這或許正是靳飛所愿。這個時代當中,很多東西即使說得再珍貴,也還需要守護延續(xù)。戲曲在當今,就是這樣一種邊緣上的存在。靳飛讓愿意為它付出心力的人彼此看見,這本身也是一種相互激勵與取暖。
芥川龍之介曾有一部短篇叫《戲作三昧》,摘抄小說中一個片段在這里:
這時,映現在他那帝王般的眼里的,既不是利害得失,也不是愛憎之情。他的情緒再也不會為褒貶所左右了,這里只有不可思議的喜悅。要么就是令人陶醉的悲壯的激情。不懂得這種激情的人,又怎么能體會戲作三昧的心境呢?又怎么能理解戲作家的莊嚴的靈魂呢?
這是芥川龍之介為小說主人公,那個戲作家所做的最后畫像。我想靳飛也是能深諳其中滋味的。
人物小傳
靳飛,上世紀60年代末生于北京,曾任中學教師、報刊編輯。
少年時開始寫作與戲劇研究,師從張中行、吳祖光、嚴文井、許覺民、胡絜青、蕭乾、葉盛長、李天綬等。

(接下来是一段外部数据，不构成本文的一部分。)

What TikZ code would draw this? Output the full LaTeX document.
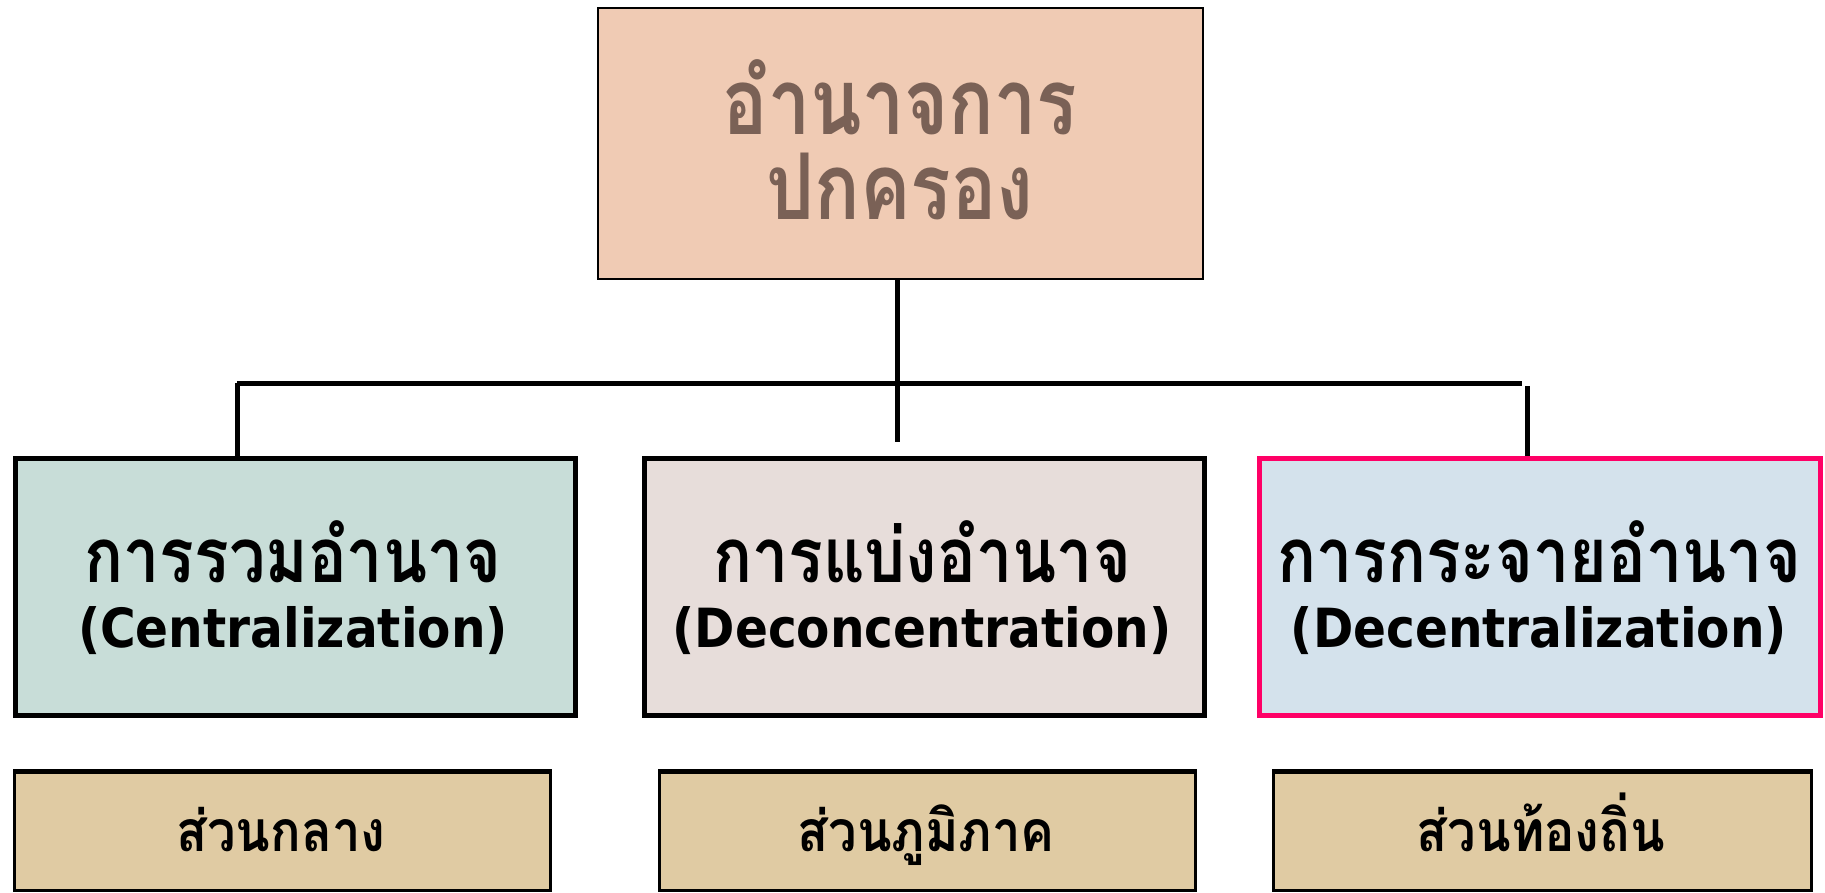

90年代初移居日本,先后任教于朝日文化中心、東京大學。2004年至2006年任東京大學第一位外國人特任教授、首任駐北京代表處代表。
2006年至2011年,與日本歌舞伎藝術家坂東玉三郎共同創(chuàng)作中日版昆曲《牡丹亭》,擔任總制作人、導演、編劇,于京都、北京、蘇州、上海、東京、香港等地公演。
2010年上海世博會期間,策劃制作梅葆玖、關根祥六、坂東玉三郎主演的“中日戲劇大師匯演”,被譽為“亞洲傳統戲劇出現在21世紀的第一座高峰”。
2011年至今,歷任北京國際曲社社長、北京京昆振興協會副會長兼秘書長,北京戲曲評論學會會長。
著作有《風月無邊》《櫻雪盛世》《北京記憶》《茶禪一味》《煮酒燒紅葉》《沉煙心事牡丹知》《張中行往事》《梅氏醉酒寶笈》《舊風舊雨》等,與邱華棟、祝勇共著《日本意象》,主編《中國京劇經典劇目匯編》《梅葆玖畫冊》《梅葆玖紀念文集》等。